## Do this
Find and copy each line of the records where the string "that" shows up.

## Data supplied
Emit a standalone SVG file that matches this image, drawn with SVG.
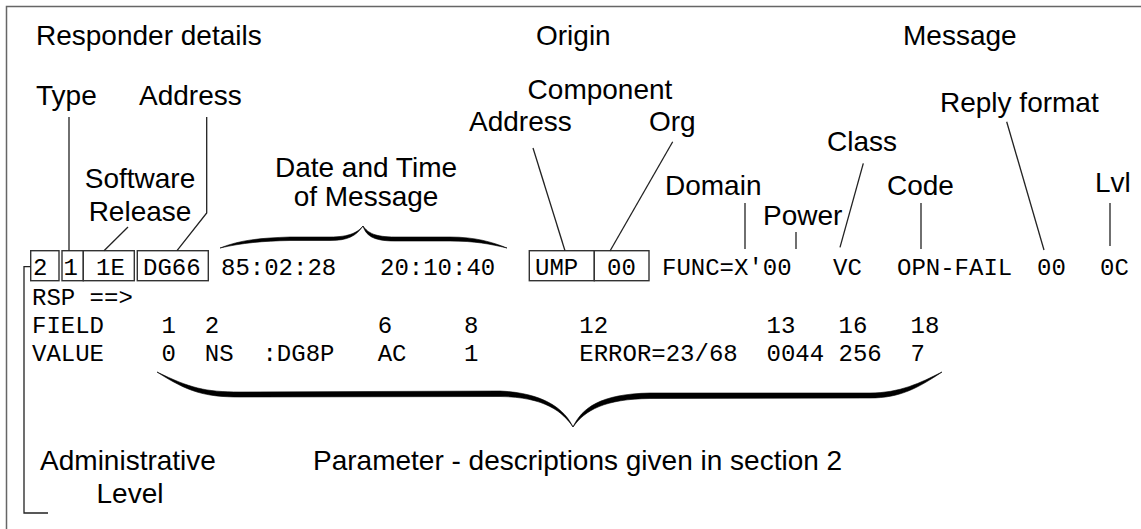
<svg xmlns="http://www.w3.org/2000/svg" width="1141" height="529" viewBox="0 0 1141 529">
<style>
.lbl{font-family:"Liberation Sans",Arial,sans-serif;font-size:28px;fill:#000}
.mono{font-family:"Liberation Mono","Courier New",monospace;font-size:24px;fill:#000}
.box{fill:none;stroke:#333;stroke-width:1.4}
.ln{fill:none;stroke:#222;stroke-width:1.3}
.brace{fill:#000;stroke:#000;stroke-width:0.6}
</style>
<rect x="6.5" y="6.5" width="1140" height="530" fill="#fff" stroke="#666" stroke-width="1.5"/>
<g id="section-labels">
<text class="lbl" x="36" y="45">Responder details</text>
<text class="lbl" x="536" y="45">Origin</text>
<text class="lbl" x="903" y="45">Message</text>
</g>
<g id="type"><text class="lbl" x="36" y="105">Type</text></g>
<g id="address"><text class="lbl" x="139" y="105">Address</text></g>
<g id="software-release"><text class="lbl" text-anchor="middle" x="140" y="188">Software</text><text class="lbl" text-anchor="middle" x="140" y="221">Release</text></g>
<g id="date-time"><text class="lbl" text-anchor="middle" x="366" y="177">Date and Time</text><text class="lbl" text-anchor="middle" x="366" y="206">of Message</text></g>
<g id="component"><text class="lbl" text-anchor="middle" x="600" y="99">Component</text><text class="lbl" x="469" y="131">Address</text><text class="lbl" x="649" y="131">Org</text></g>
<g id="domain"><text class="lbl" x="665" y="195">Domain</text></g>
<g id="power"><text class="lbl" x="763" y="225">Power</text></g>
<g id="class"><text class="lbl" x="827" y="151">Class</text></g>
<g id="code"><text class="lbl" x="887" y="195">Code</text></g>
<g id="reply-format"><text class="lbl" x="940" y="112">Reply format</text></g>
<g id="lvl"><text class="lbl" x="1095" y="192">Lvl</text></g>
<g id="admin-level"><text class="lbl" text-anchor="middle" x="128" y="470">Administrative</text><text class="lbl" text-anchor="middle" x="130" y="503">Level</text></g>
<g id="parameter"><text class="lbl" x="313" y="470">Parameter - descriptions given in section 2</text></g>
<g id="message-row">
<rect class="box" x="30.7" y="250.7" width="28.3" height="30"/>
<rect class="box" x="62" y="250.7" width="21.3" height="30"/>
<rect class="box" x="83.3" y="250.7" width="51" height="30"/>
<rect class="box" x="137.3" y="250.7" width="71" height="30"/>
<rect class="box" x="529.3" y="250.7" width="65" height="30"/>
<rect class="box" x="594.3" y="250.7" width="54.7" height="30"/>
<text class="mono" x="33" y="275">2</text>
<text class="mono" x="63.5" y="275">1</text>
<text class="mono" x="96" y="275">1E</text>
<text class="mono" x="143" y="275">DG66</text>
<text class="mono" x="221" y="275">85:02:28</text>
<text class="mono" x="380" y="275">20:10:40</text>
<text class="mono" x="535" y="275">UMP</text>
<text class="mono" x="607" y="275">00</text>
<text class="mono" x="662" y="275">FUNC=X'00</text>
<text class="mono" x="833" y="275">VC</text>
<text class="mono" x="897" y="275">OPN-FAIL</text>
<text class="mono" x="1037" y="275">00</text>
<text class="mono" x="1100" y="275">0C</text>
</g>
<g id="rsp-block">
<text class="mono" x="32" y="305" xml:space="preserve">RSP ==&gt;</text>
<text class="mono" x="32" y="333" xml:space="preserve">FIELD    1  2           6     8       12           13   16   18</text>
<text class="mono" x="32" y="361" xml:space="preserve">VALUE    0  NS  :DG8P   AC    1       ERROR=23/68  0044 256  7</text>
</g>
<g id="connectors">
<path class="ln" d="M69,117 V250.7"/>
<path class="ln" d="M206.7,117 V213 L177,250.7"/>
<path class="ln" d="M128,227 L104,250.7"/>
<path class="ln" d="M533,148 L565,250.7"/>
<path class="ln" d="M672.7,141.7 L610,251"/>
<path class="ln" d="M745,203 V249"/>
<path class="ln" d="M796,232 V249"/>
<path class="ln" d="M863.3,163.3 L840,247.3"/>
<path class="ln" d="M921,203 V249"/>
<path class="ln" d="M1006.7,121.7 L1044,250"/>
<path class="ln" d="M1110,203 V246"/>
<path class="ln" d="M48,513 H24 V266.7 H30.7"/>
<path class="brace" d="M220,248 C240,240 260,238 290,237 L330,237 C350,237 358,232 363,226 C356,236 348,240.5 330,240.5 L290,240.5 C262,241 242,243 220,248 Z"/>
<path class="brace" d="M363,226 C368,233 375,237 395,237 L450,237 C475,237 492,242 507,248 C490,244 475,241 450,241 L395,241 C372,241 366,235 363,226 Z"/>
<path class="brace" d="M157,372 C190,388 205,392 240,392 L500,391 C545,393 565,410 573,427 C563,412 545,397 500,396.5 L240,397 C205,397 188,392 157,372 Z"/>
<path class="brace" d="M573,427 C582,408 600,394 650,393 L870,393 C900,393 920,383 942,372 C918,388 900,398 870,398 L650,398.5 C605,399 585,410 573,427 Z"/>
</g>
</svg>
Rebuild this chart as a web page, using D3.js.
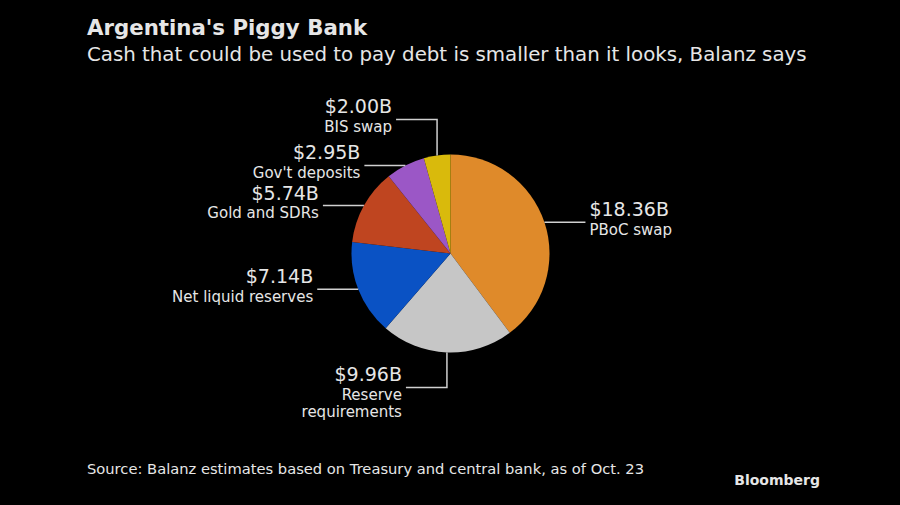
<!DOCTYPE html>
<html><head><meta charset="utf-8">
<script src="https://cdn.jsdelivr.net/npm/d3@7/dist/d3.min.js"></script>
<style>
html,body{margin:0;padding:0;background:#000;}
svg{display:block;}
text{font-family:"DejaVu Sans",sans-serif;fill:#e6e6e6;}
</style></head>
<body>
<script>
const categories = ["PBoC swap","Reserve requirements","Net liquid reserves","Gold and SDRs","Gov't deposits","BIS swap"];
const values = [18.36, 9.96, 7.14, 5.74, 2.95, 2.00];
const valueLabels = ["$18.36B","$9.96B","$7.14B","$5.74B","$2.95B","$2.00B"];
const nameLines = [["PBoC swap"],["Reserve","requirements"],["Net liquid reserves"],["Gold and SDRs"],["Gov't deposits"],["BIS swap"]];
const colors = ["#DF8A2A","#C6C6C6","#0A52C4","#BF4520","#9B57C6","#D9BA0C"];
// leader style: "h" = horizontal, "v" = vertical then horizontal
const leaderType = ["h","v","h","h","h","v"];

const W = 900, H = 505;
const svg = d3.select("body").append("svg").attr("width",W).attr("height",H);
svg.append("rect").attr("width",W).attr("height",H).attr("fill","#000");

svg.append("text").attr("x",87).attr("y",35).attr("font-size",21.3).attr("font-weight","bold").attr("fill","#f2f2f2")
  .text("Argentina's Piggy Bank");
svg.append("text").attr("x",87).attr("y",61).attr("font-size",19.8)
  .text("Cash that could be used to pay debt is smaller than it looks, Balanz says");
svg.append("text").attr("x",87).attr("y",474).attr("font-size",14.7).attr("fill","#cfcfcf")
  .text("Source: Balanz estimates based on Treasury and central bank, as of Oct. 23");
svg.append("text").attr("x",820).attr("y",485).attr("text-anchor","end").attr("font-size",14).attr("font-weight","bold")
  .attr("font-family","Liberation Sans, Arial, sans-serif").attr("fill","#e0e0e0")
  .text("Bloomberg");

const cx = 450.5, cy = 253.5, R = 99;
const pie = d3.pie().sort(null).value(d=>d)(values);
const arc = d3.arc().innerRadius(0).outerRadius(R);
const g = svg.append("g").attr("transform",`translate(${cx},${cy})`);
g.selectAll("path").data(pie).join("path").attr("d",arc).attr("fill",(d,i)=>colors[i]);

const lineColor = "#d0d0d0";
const lg = svg.append("g");
pie.forEach((d,i)=>{
  const a = (d.startAngle+d.endAngle)/2;
  const px = cx + R*Math.sin(a), py = cy - R*Math.cos(a);
  const right = Math.sin(a) > 0;
  const dir = right ? 1 : -1;
  let pts, ly, ex;
  if (leaderType[i]==="h") {
    ly = py; ex = px + dir*41;
    pts = [[px,py],[ex,py]];
  } else {
    const up = Math.cos(a) > 0;
    ly = py + (up ? -36 : 35);
    ex = px - 41;
    pts = [[px,py],[px,ly],[ex,ly]];
  }
  lg.append("path").attr("d",d3.line()(pts)).attr("fill","none").attr("stroke",lineColor).attr("stroke-width",1.5);
  const tx = ex + (right ? 4 : -4);
  const anchor = right ? "start" : "end";
  lg.append("text").attr("x",tx).attr("y",ly-6).attr("text-anchor",anchor).attr("font-size",19).attr("fill","#f0f0f0").text(valueLabels[i]);
  nameLines[i].forEach((t,j)=>{
    lg.append("text").attr("x",tx).attr("y",ly+12.5+j*17.5).attr("text-anchor",anchor).attr("font-size",15).attr("fill","#e6e6e6").text(t);
  });
});
</script>
</body></html>
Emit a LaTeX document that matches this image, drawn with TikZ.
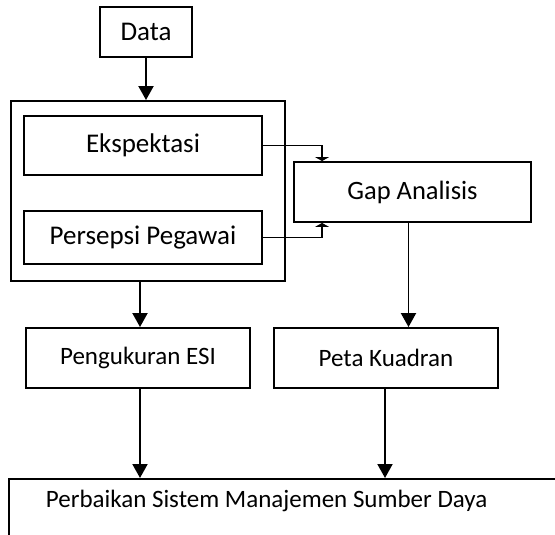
\documentclass[tikz,border=0pt]{standalone}
\usepackage{fontspec}
\setmainfont{Carlito}
\usetikzlibrary{calc}
\usetikzlibrary{arrows.meta}

\begin{document}
\begin{tikzpicture} [x=1pt,y=-1pt,line width=1.9pt,
 box/.style={draw, inner sep=0, font=\fontsize{27}{32}\selectfont},
 lowbox/.style={box, font=\fontsize{25}{30}\selectfont},
 arr/.style={-{Triangle[length=14pt,width=15pt]}},
 tip/.style={-{Triangle[length=4pt,width=14pt]}}]
\useasboundingbox (0,0) rectangle (555,535);
\clip (0,0) rectangle (555,535);
\node[box, minimum width=92pt, minimum height=50pt] (data) at (146,32) {Data};
\node[box, minimum width=274pt, minimum height=180pt] (survei) at (148,191) {};
\node[box, minimum width=238pt, minimum height=59pt] (ekspektasi) at (143,145.5) {Ekspektasi};
\node[box, minimum width=238pt, minimum height=53pt] (persepsi) at (143,237.5) {Persepsi Pegawai};
\node[box, minimum width=237pt, minimum height=60pt, font=\fontsize{26.5}{32}\selectfont] (gap) at (412.5,192) {Gap Analisis};
\node[lowbox, minimum width=224pt, minimum height=60pt] (esi) at (138,358) {Pengukuran ESI};
\node[lowbox, minimum width=224pt, minimum height=60pt] (kuadran) at (386,358) {Peta Kuadran};
\node[lowbox, anchor=north west, minimum width=600pt, minimum height=100pt] (perbaikan) at (8,478) {};
\node[lowbox, draw=none, anchor=base west] (perbaikantext) at ([xshift=37pt,yshift=-29pt]perbaikan.north west)
 {Perbaikan Sistem Manajemen Sumber Daya};

\draw[arr] (data.south) -- (data.south |- survei.north);
\draw[tip] (ekspektasi.east) -| ([xshift=29pt]gap.north west);
\draw[tip] (persepsi.east) -| ([xshift=29pt]gap.south west);
\draw[arr] ([xshift=2pt]esi.north |- survei.south) -- ([xshift=2pt]esi.north);
\draw[arr] ([xshift=-4pt]gap.south) -- ([xshift=-4pt]gap.south |- kuadran.north);
\draw[arr] ([xshift=2pt]esi.south) -- ([xshift=2pt]esi.south |- perbaikan.north);
\draw[arr] ([xshift=-1pt]kuadran.south) -- ([xshift=-1pt]kuadran.south |- perbaikan.north);
\end{tikzpicture}
\end{document}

## Expected output
Emit a standalone SVG file that matches this image, drawn with SVG.
  .text("Cash that could be used to pay debt is smaller than it looks, Balanz says");
Emit a LaTeX document that matches this image, drawn with TikZ.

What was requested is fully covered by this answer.